Words That Hurt — and Heal

Good work, Tully!

Play Gives Voice to Teens’ Experiences With Bullying, Friends, Fitting In

Washington Post
January 25, 2007
By Arianne Aryanpur

Tully Satre, 17, says he knows what it’s like to be bullied. He knows how it feels to be called names and ostracized.

“I’m gay and I go to a Catholic school. You get the picture there,” said the senior at Notre Dame Academy in Middleburg.

Lest any of our elected officials begin to hyperventilate at the thought that this is a “gay play”: No. This is a play about what everyone has in common – the capacity to bully and to be bullied.

The play, which will be performed next month at several sites in Loudoun, is being directed by the Creative Youth Theater Foundation, a nonprofit theater group in Middleburg. The show is underwritten by the Loudoun Youth Initiative, a county agency created in 2004 with support from the Board of Supervisors to address teenagers’ needs.

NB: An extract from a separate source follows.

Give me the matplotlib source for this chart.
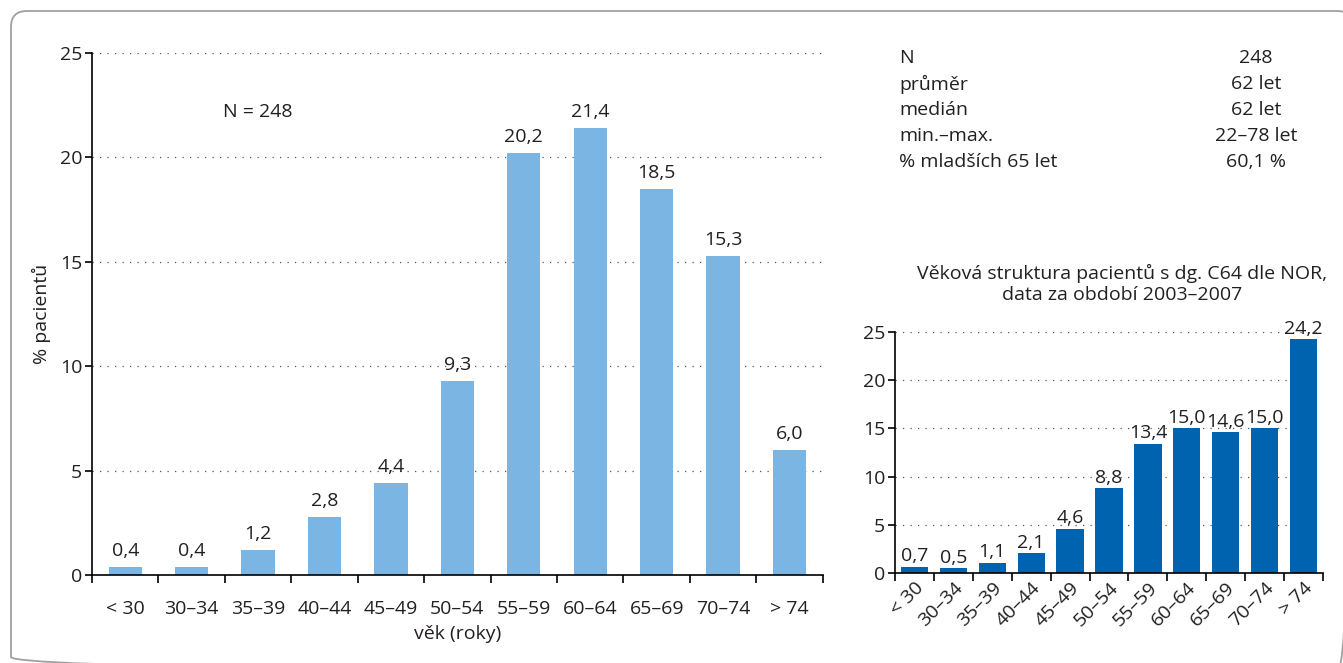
import matplotlib
matplotlib.use("Agg")
import matplotlib.pyplot as plt
from matplotlib.patches import FancyBboxPatch
import numpy as np

plt.rcParams['font.family'] = ['Open Sans', 'DejaVu Sans']

categories = ["< 30", "30–34", "35–39", "40–44", "45–49", "50–54", "55–59", "60–64", "65–69", "70–74", "> 74"]
main_values = [0.4, 0.4, 1.2, 2.8, 4.4, 9.3, 20.2, 21.4, 18.5, 15.3, 6.0]
inset_values = [0.7, 0.5, 1.1, 2.1, 4.6, 8.8, 13.4, 15.0, 14.6, 15.0, 24.2]
yticks = [0, 5, 10, 15, 20, 25]
stat_labels = ["N", "průměr", "medián", "min.–max.", "% mladších 65 let"]
stat_values = ["248", "62 let", "62 let", "22–78 let", "60,1 %"]

TXT = "#231f20"
FS = 14
W, H = 1343, 663
fig = plt.figure(figsize=(W / 100, H / 100), dpi=100)

# rounded frame drawn in pixel coordinates
bg = fig.add_axes([0, 0, 1, 1])
bg.set_xlim(0, W)
bg.set_ylim(H, 0)
bg.axis("off")
bg.add_patch(FancyBboxPatch((11, 11), W + 10 - 11, H + 10 - 11,
                            boxstyle="round,pad=0,rounding_size=16",
                            fill=False, edgecolor="#a0a0a0", linewidth=1.3))

def fmt(v):
    return f"{v:.1f}".replace(".", ",")

def style_axes(ax, fs):
    for s in ["top", "right"]:
        ax.spines[s].set_visible(False)
    ax.spines["left"].set_linewidth(1.2)
    ax.spines["bottom"].set_linewidth(1.2)
    ax.set_ylim(0, 25)
    ax.set_yticks(yticks)
    ax.set_yticklabels([str(t) for t in yticks], fontsize=fs, color=TXT)
    ax.yaxis.grid(True, linestyle=(0, (1, 5)), color="#555555", linewidth=0.9)
    ax.set_axisbelow(True)
    n = len(categories)
    ax.set_xlim(-0.5, n - 0.5)
    ax.set_xticks(np.arange(n))
    ax.tick_params(axis="x", length=0)
    ax.set_xticks(np.arange(-0.5, n, 1.0), minor=True)
    ax.tick_params(axis="x", which="minor", length=6, width=1.2, direction="out")
    ax.tick_params(axis="y", length=5, width=1.2, direction="out", pad=2)

# main chart
ax = fig.add_axes([92 / W, 1 - 575 / H, (822.7 - 92) / W, (575 - 53) / H])
x = np.arange(len(categories))
ax.bar(x, main_values, width=0.5, color="#7ab5e3", zorder=2)
style_axes(ax, FS)
ax.set_xticklabels(categories, fontsize=FS, color=TXT)
ax.tick_params(axis="x", which="major", pad=18)
for xi, v in zip(x, main_values):
    ax.annotate(fmt(v), (xi, v), xytext=(0, 5), textcoords="offset points",
                ha="center", va="bottom", fontsize=FS, color=TXT)
ax.set_ylabel("% pacientů", fontsize=FS, color=TXT, labelpad=6)
ax.set_xlabel("věk (roky)", fontsize=FS, color=TXT, labelpad=5)
ax.text(2.0, 22.17, "N = 248", ha="center", va="center", fontsize=FS, color=TXT)

# stats table
for i, (lab, val) in enumerate(zip(stat_labels, stat_values)):
    yy = 1 - (58 + i * 26) / H
    fig.text(899 / W, yy, lab, ha="left", va="center", fontsize=FS, color=TXT)
    fig.text(1256 / W, yy, val, ha="center", va="center", fontsize=FS, color=TXT)

# inset chart
ax2 = fig.add_axes([895 / W, 1 - 573.3 / H, (1323 - 895) / W, (573.3 - 331.7) / H])
ax2.bar(x, inset_values, width=0.7, color="#0063b0", zorder=2)
style_axes(ax2, FS)
ax2.set_xticklabels(categories, fontsize=FS, color=TXT, rotation=45,
                    ha="right", rotation_mode="anchor")
ax2.tick_params(axis="x", which="major", pad=4)
for xi, v in zip(x, inset_values):
    ax2.annotate(fmt(v), (xi, v), xytext=(0, 1), textcoords="offset points",
                 ha="center", va="bottom", fontsize=FS, color=TXT)
fig.text(1122 / W, 1 - 284 / H, "Věková struktura pacientů s dg. C64 dle NOR,\ndata za období 2003–2007",
         ha="center", va="center", fontsize=FS, color=TXT, linespacing=1.2)

fig.savefig("out.png", dpi=100)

The idea for the show came about in 2004 after the agency surveyed more than 500 students and found that a majority had experienced bullying. The Loudoun Youth Initiative approached the theater foundation about creating a play for teenagers on the topic, said Tom Sweitzer, founder of the theater group and one of the play’s directors

“Everyone,” naturally, includes youth who happen to be gay, lesbian, bisexual and/or transgender. There is a peculiar idea in some quarters that efforts to combat bullying should exclude these particular individuals, and we are pleased to see that the Loudoun Youth Initiative has not been intimidated into taking this stance.

Another student involved with the project says:

There are people who are always going to judge you by how you dress or where you come from, but there are always people out there who can accept you for who you are. Find those people and hang on to them, because it’s not worth changing yourself to fit in.

Indeed, that is the very message that some people would like very much to withhold from our youth. Finding those people who accept you for who you are – that sounds an awful lot like what Gay/Straight Alliances are for. That same explicit advice – surround yourself with a group of friends who will support and stand up for each other – also comes from the Next Level 4 Teens anti-bullying workshop presented in Loudoun schools.

Any effort to discourage participation in GSAs is equivalent to saying “Sorry. That advice doesn’t apply to everyone. Some of you should be bullied.” That’s unaccaptable.